Kabar24.com, JAKARTA – Menyusul implementasi dari Undang-Undang Nomor 8 tahun 2016 tentang Penyandang Disabilitas pemerintah diminta serius membangun kota ramah pejalan kaki tanpa membatasi pengguna kendaraan bermotor.
Djoko Setijowarno, pengamat transportasi dari Unika Soegijapranata mengatakan berjalan kaki bukan hanya untuk disabilitas. Berjalan kaki lebih ada acara yang paling alami, terjangkau dan sehat untuk bepergian. Oleh sebab itu berjalan kaki membutuhkan jalan yang nyaman, sebagai instrument dasar kota yang berkelanjutan.
“Lingkungan berjalan kaki yang baik harus melindungi para pejalan kaki dari kendaraan bermotor. Trotoar harus disediakan, bebas hambatan, berkesinambungan, teduh, dan memiliki penerangan yang cukup,” jelas Djoko kepada Bisnis, Rabu (14/12).
Saat ini negara Singapura masuk dalam kategori masyarakat yang terbiasa berjalan kaki. Hal ini didukung dengan fasilitas yang nyaman bagi pejalan kaki, serta interior pepohonan yang rindah dan meneduhkan bagi pejalan kaki. Alhasil setiap pejalan kaki tidak kepanasan tersinar matahari saat berjalan.
Djoko menjelaskan, lingkungan bagi akses pejalan kaki ini harus dipastikan oleh pemerintah bebas dari kendaraan bermotor. Penyeberangan harus dibuat lebih aman dengan membuat rambu-rambu penyeberangan yang jelas bagi pejalan kaki, lapak tunggu, dan pelebaran guna mengurangi jarak penyeberangan. Aksesibilitas bagi penyandang disabilitas juga harus diberikan.
Seringkali penyandang disabilitas kesulitan menggunakan trotoar, karena dipasang tiang penghalang setinggi 1 meter.
“Tiang penghalang berfungsi untuk menghalangi penyalahgunaan trotoar sebagai jalur berkendara sepeda motor,” ujarnya.
Agar penyandang disabilitas dpt menggunakan trotoar, tetapi pesepeda motor tidak terhalang, pemerintah disarankan dapat memasang Portal S.
Sementara itu, Rio Octavian, Dewan Kehormatan Road Safety Association (RSA) mengatakan sejak 2007, RSA Indonesia bergerak ke seluruh sel-sel masyarakat melakukan sosialisasi dan edukasi pentingnya keselamatan di jalan raya.
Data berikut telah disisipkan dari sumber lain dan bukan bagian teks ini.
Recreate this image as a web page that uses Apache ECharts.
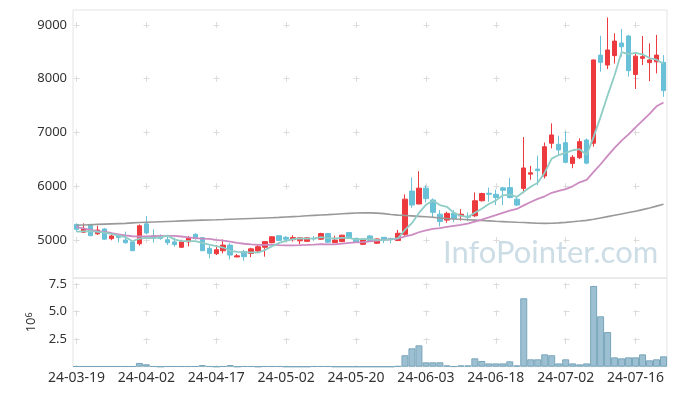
<!DOCTYPE html>
<html><head><meta charset="utf-8">
<script src="https://cdn.jsdelivr.net/npm/echarts@6/dist/echarts.min.js"></script>
<style>html,body{margin:0;padding:0;background:#fff}#c{width:677px;height:396px}</style>
</head><body><div id="c"></div>
<script>
const dates = ['24-03-19','24-03-20','24-03-21','24-03-22','24-03-25','24-03-26','24-03-27','24-03-28','24-03-29','24-04-01',
'24-04-02','24-04-03','24-04-04','24-04-05','24-04-08','24-04-09','24-04-11','24-04-12','24-04-15','24-04-16',
'24-04-17','24-04-18','24-04-19','24-04-22','24-04-23','24-04-24','24-04-25','24-04-26','24-04-29','24-04-30',
'24-05-02','24-05-03','24-05-07','24-05-08','24-05-09','24-05-10','24-05-13','24-05-14','24-05-16','24-05-17',
'24-05-20','24-05-21','24-05-22','24-05-23','24-05-24','24-05-27','24-05-28','24-05-29','24-05-30','24-05-31',
'24-06-03','24-06-04','24-06-05','24-06-07','24-06-10','24-06-11','24-06-12','24-06-13','24-06-14','24-06-17',
'24-06-18','24-06-19','24-06-20','24-06-21','24-06-24','24-06-25','24-06-26','24-06-27','24-06-28','24-07-01',
'24-07-02','24-07-03','24-07-04','24-07-05','24-07-08','24-07-09','24-07-10','24-07-11','24-07-12','24-07-15',
'24-07-16','24-07-17','24-07-18','24-07-19','24-07-22'];
const opens = [5290,5145,5290,5115,5205,5025,5075,5000,4965,4930,
5300,5080,5075,5005,4965,4865,4965,5105,5045,4845,
4745,4800,4905,4685,4785,4750,4795,4865,4950,5080,
5050,5005,4985,4975,5030,5015,5120,4950,4970,5140,
5030,4920,5075,4940,5050,5030,4990,5105,5910,5670,
5965,5745,5480,5370,5500,5450,5440,5450,5730,5870,
5850,5970,5975,5760,5960,6225,6320,6190,6800,6780,
6810,6425,6530,6860,6800,8440,8255,8430,8665,8795,
8080,8380,8300,8315,8305];
const closes = [5200,5205,5080,5185,5015,5075,5045,4950,4800,5265,
5130,5030,5030,4950,4915,4965,5035,5025,4800,4750,
4820,4905,4720,4705,4690,4835,4875,4970,5060,4990,
5015,5045,5040,5040,5020,5120,4960,5000,5090,5030,
4960,5015,4990,5020,5010,5020,5125,5760,5650,5965,
5770,5515,5345,5495,5400,5480,5425,5730,5865,5850,
5790,5925,5790,5650,6340,6250,6290,6735,6955,6675,
6445,6540,6830,6430,8350,8305,8535,8700,8595,8150,
8420,8410,8350,8440,7780];
const lows = [5155,5130,5075,5095,5010,4995,4955,4930,4800,4895,
5105,4950,5005,4905,4875,4855,4880,5010,4795,4660,
4720,4750,4640,4680,4615,4680,4785,4690,4940,4985,
4960,4970,4920,4970,4985,5005,4940,4940,4965,5025,
4950,4905,4975,4930,4940,4940,4985,5060,5600,5665,
5700,5420,5250,5320,5330,5360,5350,5430,5715,5710,
5650,5650,5775,5630,5870,6120,6020,6145,6705,6580,
6425,6335,6505,6410,6735,8130,8180,8285,8410,8040,
7810,8255,7955,8100,7665];
const highs = [5310,5310,5300,5265,5220,5105,5115,5155,4980,5290,
5445,5200,5105,5075,5045,5005,5075,5125,5055,4895,
4905,5010,4940,4740,4815,4855,4905,4975,5070,5085,
5075,5090,5050,5045,5075,5135,5130,5080,5095,5145,
5035,5020,5090,5030,5055,5040,5185,5850,6165,6280,
6020,5775,5555,5525,5555,5575,5515,5885,5880,5975,
5935,5990,6155,5805,6915,6380,6570,6815,7170,6940,
7025,6580,6890,6890,8355,8800,9140,8845,8925,8815,
8470,8795,8660,8815,8440];
const ma5 = [5155,5160,5165,5150,5137,5112,5080,5054,4977,5027,
5038,5035,5051,5081,5011,4978,4979,4978,4948,4915,
4886,4860,4799,4780,4768,4771,4765,4815,4886,4946,
4982,5016,5030,5026,5032,5053,5036,5028,5038,5040,
5008,5019,5017,5003,4999,5011,5033,5187,5313,5504,
5654,5732,5649,5618,5505,5447,5429,5506,5580,5670,
5732,5832,5844,5801,5899,5991,6064,6253,6514,6581,
6620,6670,6689,6584,6919,7291,7690,8064,8497,8457,
8480,8455,8385,8354,8280];
const ma20 = [5240,5215,5190,5165,5150,5130,5105,5085,5070,5065,
5065,5070,5075,5078,5075,5065,5050,5035,5025,5020,
5004,4989,4971,4947,4930,4918,4910,4911,4915,4905,
4900,4900,4903,4908,4915,4923,4919,4918,4933,4947,
4954,4959,4973,4988,5004,5014,5026,5066,5095,5144,
5181,5205,5220,5243,5262,5280,5303,5340,5378,5419,
5461,5506,5546,5578,5644,5706,5764,5813,5878,5914,
5948,5999,6073,6120,6267,6409,6564,6713,6849,6964,
7096,7220,7348,7487,7559];
const maLong = [5275,5280,5285,5290,5295,5300,5305,5310,5318,5325,
5330,5335,5340,5345,5350,5355,5360,5365,5370,5373,
5376,5380,5385,5390,5395,5400,5405,5410,5415,5420,
5428,5435,5442,5450,5458,5465,5472,5480,5488,5495,
5502,5505,5505,5500,5490,5475,5462,5455,5448,5440,
5432,5422,5410,5400,5392,5385,5378,5370,5362,5355,
5348,5342,5336,5330,5325,5318,5312,5310,5312,5318,
5328,5340,5352,5365,5385,5410,5435,5460,5485,5510,
5535,5565,5595,5630,5665];
const volumes = [0.04,0.04,0.04,0.04,0.04,0.04,0.04,0.04,0.04,0.34,
0.22,0.04,0,0.04,0.04,0.04,0.04,0.04,0.15,0.04,
0,0.04,0.15,0,0.04,0.04,0,0.04,0.04,0.04,
0,0,0,0,0.04,0.04,0.04,0,0,0,
0,0,0,0,0,0,0.06,1.04,1.67,1.94,
0.40,0.40,0.40,0.12,0.03,0.12,0.12,0.76,0.52,0.30,
0.30,0.30,0.49,0.12,6.22,0.67,0.67,1.12,1.04,0.30,
0.67,0.30,0.21,0.30,7.34,4.58,3.15,0.85,0.76,0.85,
0.85,1.12,0.58,0.67,0.94];
const priceTicks = [5000,6000,7000,8000,9000];
const volumeTicks = [2.5,5,7.5];

const candles = dates.map((d,i)=>[opens[i],closes[i],lows[i],highs[i]]);
const FONT = 'Noto Sans';
const gridLine = '#dcdcdc';
const chart = echarts.init(document.getElementById('c'), null, {renderer:'canvas'});
chart.setOption({
  animation:false,
  backgroundColor:'#fff',
  grid:[
    {left:73, top:10, width:594, height:268, show:true, borderColor:'#e4e4e4', borderWidth:1},
    {left:73, top:278, width:594, height:88.7, show:true, borderColor:'#e4e4e4', borderWidth:1}
  ],
  graphic:[{
    type:'text', left:443, top:237, z:0, silent:true,
    style:{text:'InfoPointer.com', fill:'#cddde6', font:'31px Lato'}
  }],
  xAxis:[
    {type:'category', gridIndex:0, data:dates, boundaryGap:true,
     axisLine:{show:false}, axisTick:{show:false, interval:9}, axisLabel:{show:false, interval:9},
     splitLine:{show:true, interval:9, alignWithLabel:true,
       lineStyle:{color:gridLine, width:1, type:[6,47.75], dashOffset:41.75}}},
    {type:'category', gridIndex:1, data:dates, boundaryGap:true,
     axisLine:{show:false}, axisTick:{show:false, interval:9},
     axisLabel:{interval:9, fontFamily:FONT, fontSize:14, color:'#333', margin:4},
     splitLine:{show:true, interval:9, alignWithLabel:true,
       lineStyle:{color:gridLine, width:1, type:[6,21.5], dashOffset:22.8}}}
  ],
  yAxis:[
    {type:'value', gridIndex:0, min:4293, max:9279, scale:true,
     axisLine:{show:false}, axisTick:{show:false, customValues:priceTicks},
     axisLabel:{customValues:priceTicks, fontFamily:FONT, fontSize:13, color:'#333', margin:6,
       formatter:v=>String(v)},
     splitLine:{show:true, lineStyle:{color:gridLine, width:1, type:[6,64], dashOffset:69.5}}},
    {type:'value', gridIndex:1, min:0, max:8.06,
     name:'{a|10}{b|6}', nameLocation:'middle', nameRotate:90, nameGap:33,
     nameTextStyle:{color:'#333', fontFamily:FONT, fontSize:13,
       rich:{a:{fontFamily:FONT, fontSize:13, color:'#333'}, b:{fontFamily:FONT, fontSize:9, color:'#333', verticalAlign:'top'}}},
     axisLine:{show:false}, axisTick:{show:false, customValues:volumeTicks},
     axisLabel:{customValues:volumeTicks, fontFamily:FONT, fontSize:13, color:'#333', margin:6,
       formatter:v=>v.toFixed(1)},
     splitLine:{show:true, lineStyle:{color:gridLine, width:1, type:[6,64], dashOffset:69.5}}}
  ],
  series:[
    {type:'candlestick', xAxisIndex:0, yAxisIndex:0, data:candles, barWidth:5,
     itemStyle:{color:'#ec3a3f', color0:'#69c1d8', borderColor:'#ec3a3f', borderColor0:'#69c1d8', borderWidth:1}},
    {type:'line', xAxisIndex:0, yAxisIndex:0, data:maLong, symbol:'none', smooth:false,
     lineStyle:{color:'#999999', width:1.6}},
    {type:'line', xAxisIndex:0, yAxisIndex:0, data:ma20, symbol:'none', smooth:false,
     lineStyle:{color:'#cc8bc1', width:1.8}},
    {type:'line', xAxisIndex:0, yAxisIndex:0, data:ma5, symbol:'none', smooth:false,
     lineStyle:{color:'#8fcdc6', width:1.8}},
    {type:'bar', xAxisIndex:1, yAxisIndex:1, data:volumes, barCategoryGap:'0%',
     itemStyle:{color:'#9cc0d1', borderColor:'#78a5ba', borderWidth:1}}
  ]
});
</script></body></html>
Sementara pada lini advokasi, RSA Indonesia berperan aktif menjadi kelompok penekan yang mengkritisi setiap kebijakan para pemangku kebijakan (stake holder) keselamatan jalan di Indonesia.
“Kami sudah melihat adanya perkembangan perhatian pemerintah dalam menyediakan fasilitas bagi pejalan kaki, tetapi masih ada beberapa masalah berupa ego sektoral antar lembaga karena banyak lembaga yang berwenang di jalanan yaitu Kementerian Perhubungan, Kementerian Kesehatan, dan Kepolisian,” ujarnya kepada Bisnis.
Rio mengimbau agar antar lembaga tersebut tidak bersaing satu sama lain melainkan berkolaborasi. Tujuannya agar setiap jalan yang ramah bagi pejalan kaki bisa terwujud bukan hanya di kota-kota besar tetapi juga di setiap ruas jalan di Indonesia.
“Oleh sebab itu kami sempat mengusulkan, jika ada Badan Narkotika Nasional, Badan Penanggulangan Terorisme, mengapa tidak dibuat saja Badan Nasional Keselamatan Jalan? Hal ini dikarenakan jumlah kematian untuk pejalan kaki karena sangat besar,” ungkapnya.
Dia mengungkapkan setiap 1 jam ada 3 nyawa pejalan kaki hilang akibat kecelakaan di jalan raya. Angka ini jauh lebih tinggi dibandingkan penyebab kematian karena narkoba atau terorisme. Selain itu data World Health Organization (WHO) kematian akibat kecelakaan lalu lintas yang dialami pejalan kaki menempati persentase sebesar 27% - 30%.